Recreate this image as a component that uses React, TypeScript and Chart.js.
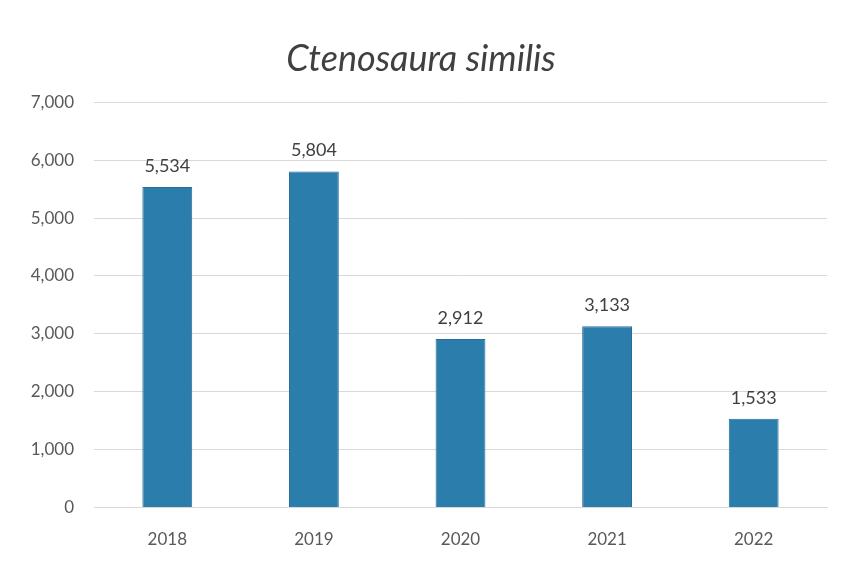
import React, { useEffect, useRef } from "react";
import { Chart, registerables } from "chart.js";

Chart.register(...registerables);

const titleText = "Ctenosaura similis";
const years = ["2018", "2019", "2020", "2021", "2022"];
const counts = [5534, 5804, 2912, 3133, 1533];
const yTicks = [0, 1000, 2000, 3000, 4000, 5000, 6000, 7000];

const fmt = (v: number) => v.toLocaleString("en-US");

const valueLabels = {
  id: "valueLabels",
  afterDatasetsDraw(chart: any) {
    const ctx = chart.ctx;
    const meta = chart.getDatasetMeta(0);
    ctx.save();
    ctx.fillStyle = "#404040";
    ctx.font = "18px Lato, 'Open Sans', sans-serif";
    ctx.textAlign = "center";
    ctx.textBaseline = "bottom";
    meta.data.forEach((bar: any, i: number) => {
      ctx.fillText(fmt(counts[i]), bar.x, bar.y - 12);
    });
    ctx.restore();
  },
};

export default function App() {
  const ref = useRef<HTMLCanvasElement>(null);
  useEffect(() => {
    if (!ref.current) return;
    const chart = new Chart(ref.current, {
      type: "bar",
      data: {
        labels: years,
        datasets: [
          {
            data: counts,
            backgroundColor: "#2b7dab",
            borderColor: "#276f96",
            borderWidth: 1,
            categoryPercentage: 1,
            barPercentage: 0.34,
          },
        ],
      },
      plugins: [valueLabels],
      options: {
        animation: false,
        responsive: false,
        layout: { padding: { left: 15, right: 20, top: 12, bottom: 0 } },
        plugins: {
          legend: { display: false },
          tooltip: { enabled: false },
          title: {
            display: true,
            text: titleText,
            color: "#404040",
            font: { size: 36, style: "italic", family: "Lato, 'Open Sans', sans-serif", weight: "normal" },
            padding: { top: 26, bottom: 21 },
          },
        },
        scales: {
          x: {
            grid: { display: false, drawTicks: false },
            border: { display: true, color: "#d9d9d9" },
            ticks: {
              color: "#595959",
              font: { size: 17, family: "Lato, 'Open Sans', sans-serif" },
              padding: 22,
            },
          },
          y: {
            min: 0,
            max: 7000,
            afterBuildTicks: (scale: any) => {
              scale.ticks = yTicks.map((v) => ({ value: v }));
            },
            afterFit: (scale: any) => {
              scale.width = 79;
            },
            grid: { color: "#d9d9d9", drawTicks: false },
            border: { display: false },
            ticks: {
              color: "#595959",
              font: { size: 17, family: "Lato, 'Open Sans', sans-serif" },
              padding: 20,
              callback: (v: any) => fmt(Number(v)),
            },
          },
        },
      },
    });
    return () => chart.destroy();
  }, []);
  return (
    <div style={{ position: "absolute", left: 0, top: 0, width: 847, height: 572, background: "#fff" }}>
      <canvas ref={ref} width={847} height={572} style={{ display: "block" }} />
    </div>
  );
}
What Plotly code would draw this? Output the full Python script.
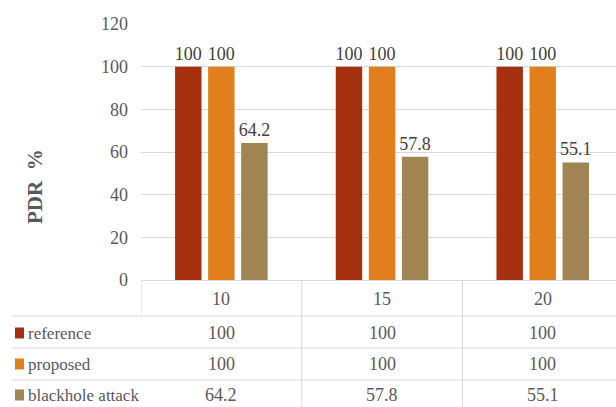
········
* [Required work] Exactly and only the lines from the top of the records down to the line containing "Chart.register(...registerables);" should be transcribed, please, without the pictures.

* [Task output]
Recreate this image as a component that uses React, TypeScript and Chart.js.
import React, { useEffect, useRef } from "react";
import { Chart, registerables } from "chart.js";

Chart.register(...registerables);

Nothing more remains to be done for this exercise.